● **Information provided**
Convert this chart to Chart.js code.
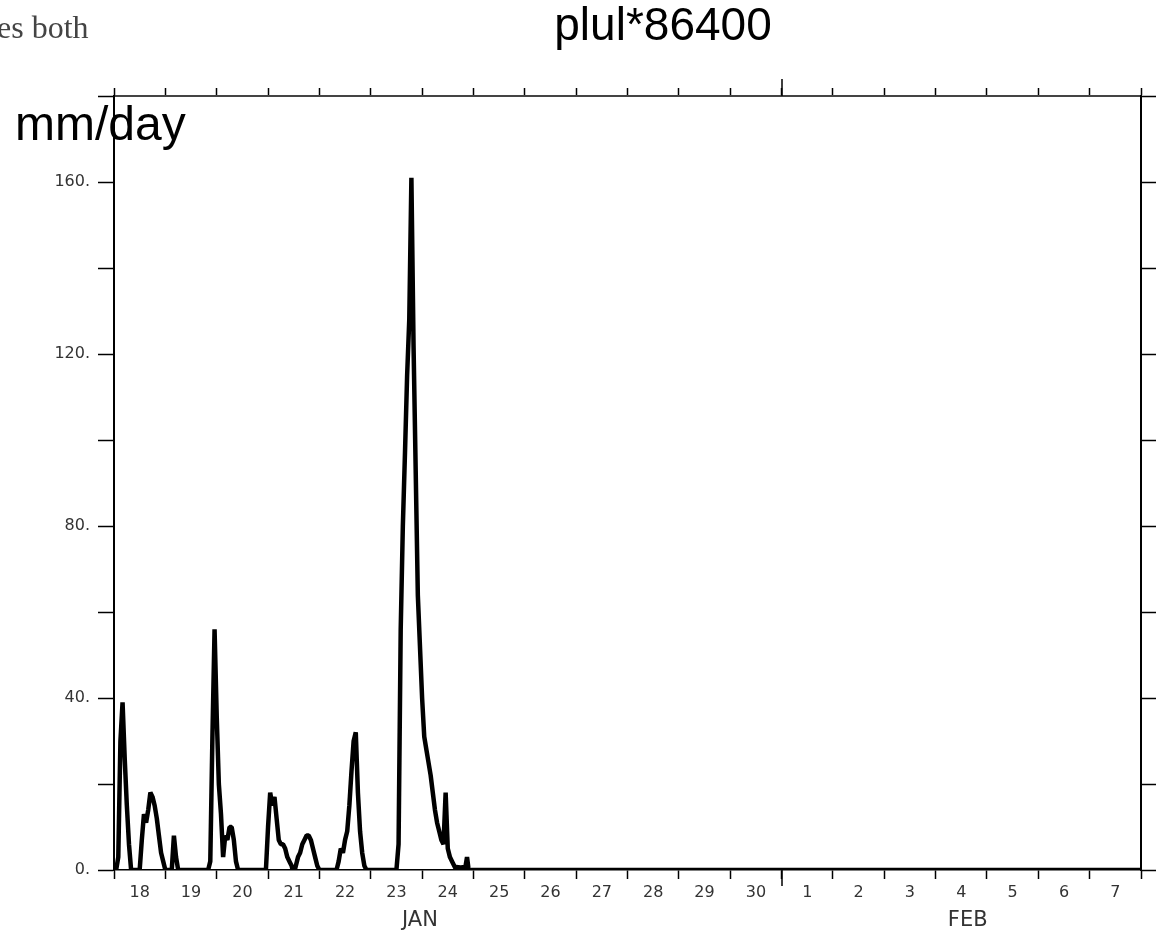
<!DOCTYPE html>
<html>
<head>
<meta charset="utf-8">
<title>plul*86400</title>
<script src="https://cdn.jsdelivr.net/npm/chart.js@4.4.1/dist/chart.umd.min.js"></script>
<style>
  html, body { margin: 0; padding: 0; background: #fff; }
  #wrap { position: relative; width: 1156px; height: 938px; }
</style>
</head>
<body>
<div id="wrap"><canvas id="rainChart"></canvas></div>
<script>
// hourly rain rate in mm/day, hour 0 = 18 JAN 00Z (one row per day)
const rainRate = [
  0, 0, 3, 30, 39, 26, 15, 6, 0, 0, 0, 0, 0, 7, 13, 11, 14, 18, 17, 15, 12, 8, 4, 2,
  0, 0, 0, 0, 8, 3, 0, 0, 0, 0, 0, 0, 0, 0, 0, 0, 0, 0, 0, 0, 0, 2, 31, 56,
  36, 20, 13, 3, 8, 7, 10, 10, 7, 2, 0, 0, 0, 0, 0, 0, 0, 0, 0, 0, 0, 0, 0, 0,
  10, 18, 15, 17, 12, 7, 6, 6, 5, 3, 2, 1, -1, 1, 3, 4, 6, 7, 8, 8, 7, 5, 3, 1,
  0, 0, 0, 0, 0, 0, 0, 0, 0, 2, 5, 4, 7, 9, 15, 23, 30, 32, 18, 9, 4, 1, 0, 0,
  0, 0, 0, 0, 0, 0, 0, 0, 0, 0, 0, 0, 0, 6, 56, 80, 97, 115, 128, 161, 122, 93, 64, 52,
  40, 31, 28, 25, 22, 18, 14, 11, 9, 7, 6, 18, 5, 3, 2, 1, 0, 1, -1, 1, 0, 3, -1, 0
];
// after the storm the rate stays at 0 until the end of the plot (8 FEB 00Z)
const endHour = 480;
const endRate = 0;

// day labels (360-day model calendar: 30 JAN is followed by 1 FEB)
const dayLabels = ['18', '19', '20', '21', '22', '23', '24', '25', '26', '27', '28', '29', '30',
  '1', '2', '3', '4', '5', '6', '7'];
const monthLabels = ['JAN', 'FEB'];
const monthLabelHours = [143, 399];
const monthStartHour = 312; // 1 FEB 00Z
const yLabelValues = [0, 40, 80, 120, 160];

const points = rainRate.map((v, i) => ({ x: i, y: v }));
points.push({ x: endHour, y: endRate });

const tickFont = { family: '"DejaVu Sans", sans-serif', size: 16 };

// extra texts and the long month tick
const annotatePlugin = {
  id: 'annotate',
  afterDraw(chart) {
    const ctx = chart.ctx;
    const xs = chart.scales.x;
    const area = chart.chartArea;
    ctx.save();
    const fx = Math.round(xs.getPixelForValue(monthStartHour));
    ctx.strokeStyle = '#000';
    ctx.lineWidth = 1.5;
    ctx.beginPath();
    ctx.moveTo(fx, area.top);
    ctx.lineTo(fx, area.top - 17);
    ctx.moveTo(fx, area.bottom);
    ctx.lineTo(fx, area.bottom + 16);
    ctx.stroke();

    ctx.fillStyle = '#333';
    ctx.font = '21px "DejaVu Sans", sans-serif';
    ctx.textAlign = 'center';
    ctx.textBaseline = 'middle';
    monthLabels.forEach((m, i) => {
      ctx.fillText(m, xs.getPixelForValue(monthLabelHours[i]), 921);
    });

    ctx.fillStyle = '#000';
    ctx.font = '46px "Liberation Sans", Arial, sans-serif';
    ctx.fillText('plul*86400', 663, 27);

    ctx.textAlign = 'left';
    ctx.textBaseline = 'alphabetic';
    ctx.font = '48px "Liberation Sans", Arial, sans-serif';
    ctx.fillText('mm/day', 15, 140);

    // scrap of page text in the corner
    ctx.fillStyle = '#444';
    ctx.font = '32px "Liberation Serif", serif';
    ctx.fillText('es both', -3, 38);
    ctx.restore();
  }
};

document.addEventListener('DOMContentLoaded', function () {
  const ctx = document.getElementById('rainChart').getContext('2d');
  new Chart(ctx, {
    type: 'line',
    data: {
      datasets: [{
        data: points,
        borderColor: '#000',
        borderWidth: 4.5,
        borderJoinStyle: 'bevel',
        pointRadius: 0,
        tension: 0,
        fill: false
      }]
    },
    options: {
      responsive: true,
      maintainAspectRatio: false,
      animation: false,
      layout: { padding: { left: 0, right: 0, top: 88, bottom: 0 } },
      plugins: {
        legend: { display: false },
        tooltip: { enabled: false }
      },
      scales: {
        x: {
          type: 'linear',
          position: 'bottom',
          min: 0,
          max: endHour,
          afterFit: s => { s.height = 68; },
          border: { display: true, color: '#000', width: 1.5 },
          grid: {
            drawOnChartArea: false,
            tickLength: 9,
            tickColor: '#000',
            tickWidth: c => (c.tick && c.tick.value % 24 === 0) ? 1.5 : 0
          },
          ticks: {
            stepSize: 12,
            autoSkip: false,
            maxRotation: 0,
            padding: 4,
            color: '#333',
            font: tickFont,
            callback: v => (v % 24 === 12) ? dayLabels[(v - 12) / 24] : ''
          }
        },
        xTop: {
          type: 'linear',
          position: 'top',
          min: 0,
          max: endHour,
          afterFit: s => { s.height = 8; },
          border: { display: true, color: '#444', width: 2 },
          grid: { drawOnChartArea: false, tickLength: 8, tickColor: '#000', tickWidth: 1.5 },
          ticks: { display: false, stepSize: 24 }
        },
        y: {
          position: 'left',
          min: 0,
          max: 180,
          afterFit: s => { s.width = 114; },
          border: { display: true, color: '#000', width: 2 },
          grid: { drawOnChartArea: false, tickLength: 16, tickColor: '#000', tickWidth: 1.5 },
          ticks: {
            stepSize: 20,
            padding: 8,
            color: '#333',
            font: tickFont,
            callback: v => yLabelValues.includes(v) ? v + '.' : ''
          }
        },
        yRight: {
          type: 'linear',
          position: 'right',
          min: 0,
          max: 180,
          afterFit: s => { s.width = 15; },
          border: { display: true, color: '#000', width: 2 },
          grid: { drawOnChartArea: false, tickLength: 15, tickColor: '#000', tickWidth: 1.5 },
          ticks: { display: false, stepSize: 20 }
        }
      }
    },
    plugins: [annotatePlugin]
  });
});
</script>
</body>
</html>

● **Problem to solve**
Restate the data above exactly, stripping out each image.

● **Full solution**
Convert this chart to Chart.js code.
<!DOCTYPE html>
<html>
<head>
<meta charset="utf-8">
<title>plul*86400</title>
<script src="https://cdn.jsdelivr.net/npm/chart.js@4.4.1/dist/chart.umd.min.js"></script>
<style>
  html, body { margin: 0; padding: 0; background: #fff; }
  #wrap { position: relative; width: 1156px; height: 938px; }
</style>
</head>
<body>
<div id="wrap"><canvas id="rainChart"></canvas></div>
<script>
// hourly rain rate in mm/day, hour 0 = 18 JAN 00Z (one row per day)
const rainRate = [
  0, 0, 3, 30, 39, 26, 15, 6, 0, 0, 0, 0, 0, 7, 13, 11, 14, 18, 17, 15, 12, 8, 4, 2,
  0, 0, 0, 0, 8, 3, 0, 0, 0, 0, 0, 0, 0, 0, 0, 0, 0, 0, 0, 0, 0, 2, 31, 56,
  36, 20, 13, 3, 8, 7, 10, 10, 7, 2, 0, 0, 0, 0, 0, 0, 0, 0, 0, 0, 0, 0, 0, 0,
  10, 18, 15, 17, 12, 7, 6, 6, 5, 3, 2, 1, -1, 1, 3, 4, 6, 7, 8, 8, 7, 5, 3, 1,
  0, 0, 0, 0, 0, 0, 0, 0, 0, 2, 5, 4, 7, 9, 15, 23, 30, 32, 18, 9, 4, 1, 0, 0,
  0, 0, 0, 0, 0, 0, 0, 0, 0, 0, 0, 0, 0, 6, 56, 80, 97, 115, 128, 161, 122, 93, 64, 52,
  40, 31, 28, 25, 22, 18, 14, 11, 9, 7, 6, 18, 5, 3, 2, 1, 0, 1, -1, 1, 0, 3, -1, 0
];
// after the storm the rate stays at 0 until the end of the plot (8 FEB 00Z)
const endHour = 480;
const endRate = 0;

// day labels (360-day model calendar: 30 JAN is followed by 1 FEB)
const dayLabels = ['18', '19', '20', '21', '22', '23', '24', '25', '26', '27', '28', '29', '30',
  '1', '2', '3', '4', '5', '6', '7'];
const monthLabels = ['JAN', 'FEB'];
const monthLabelHours = [143, 399];
const monthStartHour = 312; // 1 FEB 00Z
const yLabelValues = [0, 40, 80, 120, 160];

const points = rainRate.map((v, i) => ({ x: i, y: v }));
points.push({ x: endHour, y: endRate });

const tickFont = { family: '"DejaVu Sans", sans-serif', size: 16 };

// extra texts and the long month tick
const annotatePlugin = {
  id: 'annotate',
  afterDraw(chart) {
    const ctx = chart.ctx;
    const xs = chart.scales.x;
    const area = chart.chartArea;
    ctx.save();
    const fx = Math.round(xs.getPixelForValue(monthStartHour));
    ctx.strokeStyle = '#000';
    ctx.lineWidth = 1.5;
    ctx.beginPath();
    ctx.moveTo(fx, area.top);
    ctx.lineTo(fx, area.top - 17);
    ctx.moveTo(fx, area.bottom);
    ctx.lineTo(fx, area.bottom + 16);
    ctx.stroke();

    ctx.fillStyle = '#333';
    ctx.font = '21px "DejaVu Sans", sans-serif';
    ctx.textAlign = 'center';
    ctx.textBaseline = 'middle';
    monthLabels.forEach((m, i) => {
      ctx.fillText(m, xs.getPixelForValue(monthLabelHours[i]), 921);
    });

    ctx.fillStyle = '#000';
    ctx.font = '46px "Liberation Sans", Arial, sans-serif';
    ctx.fillText('plul*86400', 663, 27);

    ctx.textAlign = 'left';
    ctx.textBaseline = 'alphabetic';
    ctx.font = '48px "Liberation Sans", Arial, sans-serif';
    ctx.fillText('mm/day', 15, 140);

    // scrap of page text in the corner
    ctx.fillStyle = '#444';
    ctx.font = '32px "Liberation Serif", serif';
    ctx.fillText('es both', -3, 38);
    ctx.restore();
  }
};

document.addEventListener('DOMContentLoaded', function () {
  const ctx = document.getElementById('rainChart').getContext('2d');
  new Chart(ctx, {
    type: 'line',
    data: {
      datasets: [{
        data: points,
        borderColor: '#000',
        borderWidth: 4.5,
        borderJoinStyle: 'bevel',
        pointRadius: 0,
        tension: 0,
        fill: false
      }]
    },
    options: {
      responsive: true,
      maintainAspectRatio: false,
      animation: false,
      layout: { padding: { left: 0, right: 0, top: 88, bottom: 0 } },
      plugins: {
        legend: { display: false },
        tooltip: { enabled: false }
      },
      scales: {
        x: {
          type: 'linear',
          position: 'bottom',
          min: 0,
          max: endHour,
          afterFit: s => { s.height = 68; },
          border: { display: true, color: '#000', width: 1.5 },
          grid: {
            drawOnChartArea: false,
            tickLength: 9,
            tickColor: '#000',
            tickWidth: c => (c.tick && c.tick.value % 24 === 0) ? 1.5 : 0
          },
          ticks: {
            stepSize: 12,
            autoSkip: false,
            maxRotation: 0,
            padding: 4,
            color: '#333',
            font: tickFont,
            callback: v => (v % 24 === 12) ? dayLabels[(v - 12) / 24] : ''
          }
        },
        xTop: {
          type: 'linear',
          position: 'top',
          min: 0,
          max: endHour,
          afterFit: s => { s.height = 8; },
          border: { display: true, color: '#444', width: 2 },
          grid: { drawOnChartArea: false, tickLength: 8, tickColor: '#000', tickWidth: 1.5 },
          ticks: { display: false, stepSize: 24 }
        },
        y: {
          position: 'left',
          min: 0,
          max: 180,
          afterFit: s => { s.width = 114; },
          border: { display: true, color: '#000', width: 2 },
          grid: { drawOnChartArea: false, tickLength: 16, tickColor: '#000', tickWidth: 1.5 },
          ticks: {
            stepSize: 20,
            padding: 8,
            color: '#333',
            font: tickFont,
            callback: v => yLabelValues.includes(v) ? v + '.' : ''
          }
        },
        yRight: {
          type: 'linear',
          position: 'right',
          min: 0,
          max: 180,
          afterFit: s => { s.width = 15; },
          border: { display: true, color: '#000', width: 2 },
          grid: { drawOnChartArea: false, tickLength: 15, tickColor: '#000', tickWidth: 1.5 },
          ticks: { display: false, stepSize: 20 }
        }
      }
    },
    plugins: [annotatePlugin]
  });
});
</script>
</body>
</html>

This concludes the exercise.